▶ [Exercise]: Work out how many lines of the records contain "script". Answer with the number and nothing else.

▶ [Records to use]:
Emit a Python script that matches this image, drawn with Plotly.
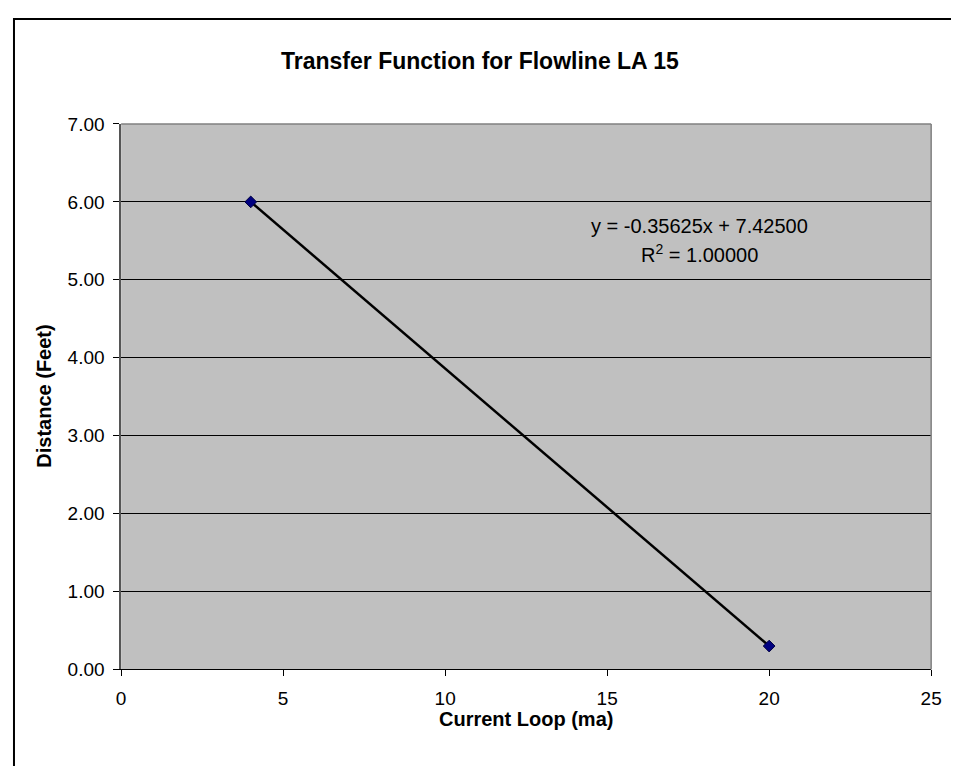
import numpy as np
import plotly.graph_objects as go

# Data
current_ma = [4, 20]
distance_ft = [6.0, 0.3]

x_ticks = [0, 5, 10, 15, 20, 25]
y_ticks = [0, 1, 2, 3, 4, 5, 6, 7]

chart_title = "Transfer Function for Flowline LA 15"
x_title = "Current Loop (ma)"
y_title = "Distance (Feet)"

# page is 959x774, the body keeps an 8px margin, so the figure is a bit smaller
OFF = 8
W, H = 959 - 2 * OFF, 774 - 2 * OFF
FONT = "Liberation Sans, Arial, sans-serif"


def px(p):
    # page x pixel -> paper x
    return (p - OFF) / W


def py(p):
    # page y pixel -> paper y
    return (H - (p - OFF)) / H


# linear trendline from the two points
slope, intercept = np.polyfit(current_ma, distance_ft, 1)
fit_x = [min(current_ma), max(current_ma)]
fit_y = [slope * v + intercept for v in fit_x]
sign = "+" if intercept >= 0 else "-"
eq_text = f"y = {slope:.5f}x {sign} {abs(intercept):.5f}"
r2_text = "R<sup>2</sup> = 1.00000"

# plot area in page pixels
pl, pr, pt, pb = 118, 942, 117, 678

fig = go.Figure()

fig.add_trace(go.Scatter(
    x=fit_x, y=fit_y, mode="lines",
    line=dict(color="black", width=2.5),
    showlegend=False, hoverinfo="skip"))

fig.add_trace(go.Scatter(
    x=current_ma, y=distance_ft, mode="markers",
    marker=dict(symbol="diamond", size=9, color="#000080",
                line=dict(color="#000040", width=1)),
    showlegend=False))

fig.update_layout(
    width=W, height=H,
    margin=dict(l=0, r=0, t=0, b=0),
    paper_bgcolor="white",
    plot_bgcolor="#C0C0C0",
    font=dict(family=FONT, size=20, color="black"),
    xaxis=dict(
        domain=[px(pl), px(pr)],
        range=[0, 25], tickvals=x_ticks,
        showgrid=False, zeroline=False,
        showline=True, linecolor="black", linewidth=1,
        ticks="outside", ticklen=6, tickcolor="black",
        ticklabeloverflow="allow", ticklabelstandoff=6,
        tickfont=dict(size=19)),
    yaxis=dict(
        domain=[py(pb), py(pt)],
        range=[0, 7], tickvals=y_ticks, tickformat=".2f",
        showgrid=True, gridcolor="black", gridwidth=1,
        zeroline=False,
        showline=True, linecolor="#555555", linewidth=1.5,
        ticks="outside", ticklen=6, tickcolor="black",
        ticklabelstandoff=5,
        tickfont=dict(size=19)),
)

# grey top/right border of the plot area
fig.add_shape(type="line", xref="x domain", yref="y domain",
              x0=0, x1=1, y0=1, y1=1, line=dict(color="#808080", width=1.5))
fig.add_shape(type="line", xref="x domain", yref="y domain",
              x0=1, x1=1, y0=0, y1=1, line=dict(color="#808080", width=1.5))

# chart frame
fig.add_shape(type="rect", xref="paper", yref="paper",
              x0=px(9), x1=1.05, y0=-0.05, y1=py(9),
              line=dict(color="black", width=2))

fig.add_annotation(text=f"<b>{chart_title}</b>", xref="paper", yref="paper",
                   x=px(483), y=py(52), xanchor="center", yanchor="middle",
                   showarrow=False, font=dict(size=23))
fig.add_annotation(text=f"<b>{x_title}</b>", xref="paper", yref="paper",
                   x=px(530), y=py(729), xanchor="center", yanchor="middle",
                   showarrow=False, font=dict(size=20))
fig.add_annotation(text=f"<b>{y_title}</b>", xref="paper", yref="paper",
                   x=px(40), y=py(397), xanchor="center", yanchor="middle",
                   textangle=-90, showarrow=False, font=dict(size=20))

# trendline equation
fig.add_annotation(text=eq_text, xref="paper", yref="paper",
                   x=px(706), y=py(222), xanchor="center", yanchor="middle",
                   showarrow=False, font=dict(size=20))
fig.add_annotation(text=r2_text, xref="paper", yref="paper",
                   x=px(706), y=py(250), xanchor="center", yanchor="middle",
                   showarrow=False, font=dict(size=20))

fig.write_html("out.html")
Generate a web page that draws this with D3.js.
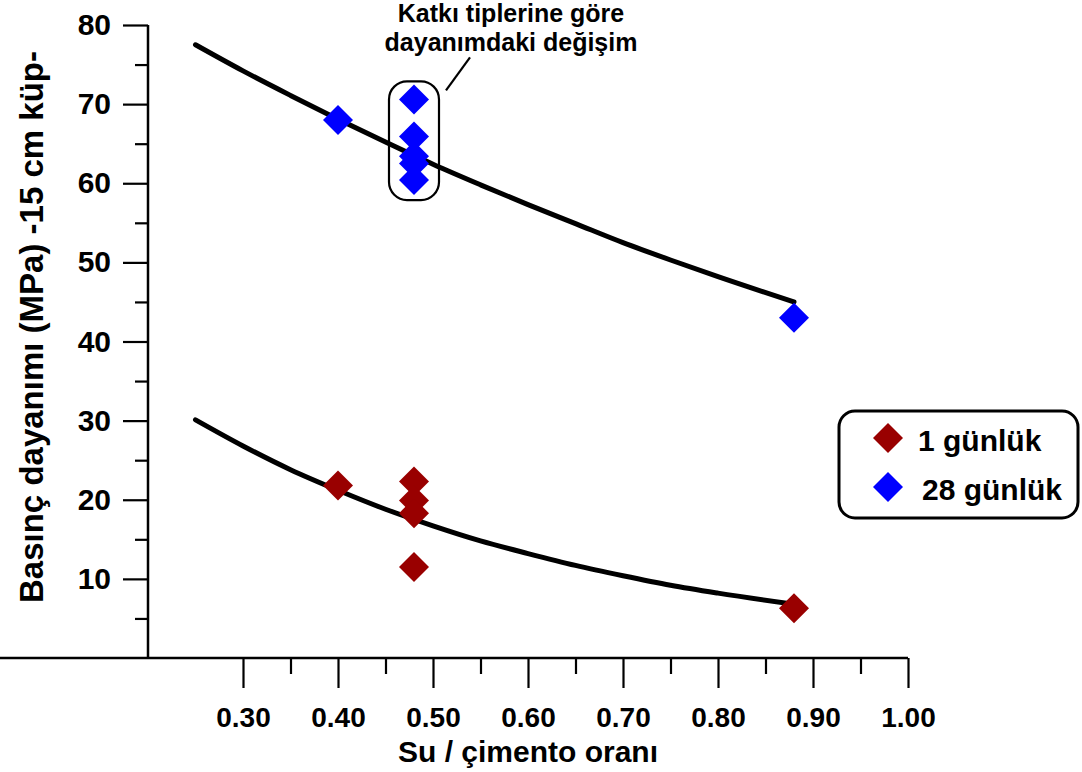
<!DOCTYPE html>
<html>
<head>
<meta charset="utf-8">
<script src="https://cdn.jsdelivr.net/npm/d3@7"></script>
<style>
  html, body { margin: 0; padding: 0; background: #fff; }
  svg { display: block; }
  .lbl { font-family: "Liberation Sans", Arial, sans-serif; font-weight: bold; }
</style>
</head>
<body>
<svg id="chart" width="1082" height="772"></svg>
<script>
// Water / cement ratio vs. compressive strength (15 cm cube)
const wcRatio1 = [0.40, 0.48, 0.48, 0.48, 0.48, 0.88];
const strength1 = [21.8, 22.3, 19.9, 18.3, 11.5, 6.3];
const wcRatio28 = [0.40, 0.48, 0.48, 0.48, 0.48, 0.48, 0.88];
const strength28 = [68.0, 70.6, 65.9, 63.4, 62.5, 60.4, 43.0];

// Trend curves
const trendX = [0.25, 0.30, 0.35, 0.40, 0.45, 0.50, 0.55, 0.60, 0.65, 0.70, 0.75, 0.80, 0.88];
const trend1 = [30.1, 26.8, 23.8, 21.2, 18.8, 16.7, 14.8, 13.2, 11.7, 10.4, 9.2, 8.2, 6.8];
const trend28 = [77.5, 74.2, 71.1, 68.1, 65.2, 62.4, 59.8, 57.3, 54.9, 52.5, 50.3, 48.2, 45.0];

const xMajor = [0.30, 0.40, 0.50, 0.60, 0.70, 0.80, 0.90, 1.00];
const xMinor = [0.35, 0.45, 0.55, 0.65, 0.75, 0.85, 0.95];
const yMajor = [10, 20, 30, 40, 50, 60, 70, 80];
const yMinor = [5, 15, 25, 35, 45, 55, 65, 75];

const seriesNames = ["1 günlük", "28 günlük"];
const seriesColors = ["#990000", "#0000ff"];

const svg = d3.select("#chart");
const x = d3.scaleLinear().domain([0.2, 1.0]).range([148, 908]);
const y = d3.scaleLinear().domain([0, 80]).range([658, 25]);

// X axis
const xAxisG = svg.append("g").attr("transform", `translate(0,${y(0)})`);
xAxisG.append("line").attr("x1", 0).attr("x2", x(1.0)).attr("y1", 0).attr("y2", 0)
  .attr("stroke", "#000").attr("stroke-width", 2.5);
xAxisG.call(d3.axisBottom(x).tickValues(xMajor).tickSize(30).tickPadding(19).tickFormat(d3.format(".2f")))
  .call(g => g.select(".domain").remove())
  .call(g => g.selectAll(".tick line").attr("stroke-width", 2.2))
  .call(g => g.selectAll(".tick text").attr("class", "lbl").attr("font-size", 28).attr("fill", "#000"));
xAxisG.append("g").call(d3.axisBottom(x).tickValues(xMinor).tickSize(16).tickFormat(""))
  .call(g => g.select(".domain").remove())
  .call(g => g.selectAll(".tick line").attr("stroke-width", 2.2));

// Y axis
const yAxisG = svg.append("g").attr("transform", `translate(${x(0.2)},0)`);
yAxisG.append("line").attr("x1", 0).attr("x2", 0).attr("y1", y(80)).attr("y2", y(0))
  .attr("stroke", "#000").attr("stroke-width", 2.5);
yAxisG.call(d3.axisLeft(y).tickValues(yMajor).tickSize(25).tickPadding(12))
  .call(g => g.select(".domain").remove())
  .call(g => g.selectAll(".tick line").attr("stroke-width", 2.2))
  .call(g => g.selectAll(".tick text").attr("class", "lbl").attr("font-size", 30).attr("fill", "#000"));
yAxisG.append("g").call(d3.axisLeft(y).tickValues(yMinor).tickSize(13).tickFormat(""))
  .call(g => g.select(".domain").remove())
  .call(g => g.selectAll(".tick line").attr("stroke-width", 2.2));

// Axis titles
svg.append("text").attr("class", "lbl").attr("font-size", 30)
  .attr("x", 528).attr("y", 762).attr("text-anchor", "middle").text("Su / çimento oranı");
svg.append("text").attr("class", "lbl").attr("font-size", 33)
  .attr("transform", "translate(43,327) rotate(-90)").attr("text-anchor", "middle")
  .text("Basınç dayanımı (MPa) -15 cm küp-");

// Trend curves
const line = d3.line().x((d, i) => x(trendX[i])).y(d => y(d)).curve(d3.curveMonotoneX);
[trend1, trend28].forEach(t => {
  svg.append("path").attr("d", line(t)).attr("fill", "none").attr("stroke", "#000")
    .attr("stroke-width", 5).attr("stroke-linecap", "round");
});

// Diamond markers
const diamond = d3.symbol().type(d3.symbolSquare).size(450);
function drawPoints(xs, ys, color) {
  svg.append("g").selectAll("path").data(ys).join("path")
    .attr("d", diamond)
    .attr("transform", (d, i) => `translate(${x(xs[i])},${y(d)}) rotate(45)`)
    .attr("fill", color);
}
drawPoints(wcRatio28, strength28, seriesColors[1]);
drawPoints(wcRatio1, strength1, seriesColors[0]);

// Annotation around the 0.48 group of 28-day results
const grp = strength28.filter((d, i) => wcRatio28[i] === 0.48);
const bx = x(0.48) - 25, bw = 50;
const by = y(d3.max(grp)) - 18, bh = y(d3.min(grp)) - y(d3.max(grp)) + 38;
svg.append("rect").attr("x", bx).attr("y", by).attr("width", bw).attr("height", bh)
  .attr("rx", 18).attr("ry", 18).attr("fill", "none").attr("stroke", "#000").attr("stroke-width", 2.2);
svg.append("line").attr("x1", bx + bw + 7).attr("y1", by + 9).attr("x2", bx + bw + 31).attr("y2", by - 24)
  .attr("stroke", "#000").attr("stroke-width", 2.2);
const note = svg.append("text").attr("class", "lbl").attr("font-size", 25).attr("text-anchor", "middle");
note.append("tspan").attr("x", 511).attr("y", 22).text("Katkı tiplerine göre");
note.append("tspan").attr("x", 511).attr("y", 51).text("dayanımdaki değişim");

// Legend
const lg = svg.append("g");
lg.append("rect").attr("x", 839).attr("y", 411).attr("width", 239).attr("height", 107)
  .attr("rx", 16).attr("ry", 16).attr("fill", "#fff").attr("stroke", "#000").attr("stroke-width", 3);
seriesNames.forEach((name, i) => {
  const cy = 438 + i * 49;
  lg.append("path").attr("d", diamond).attr("transform", `translate(888,${cy}) rotate(45)`)
    .attr("fill", seriesColors[i]);
  lg.append("text").attr("class", "lbl").attr("font-size", 30)
    .attr("x", i === 0 ? 918 : 922).attr("y", cy + 13).text(name);
});
</script>
</body>
</html>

▶ [Solution for this problem]: 4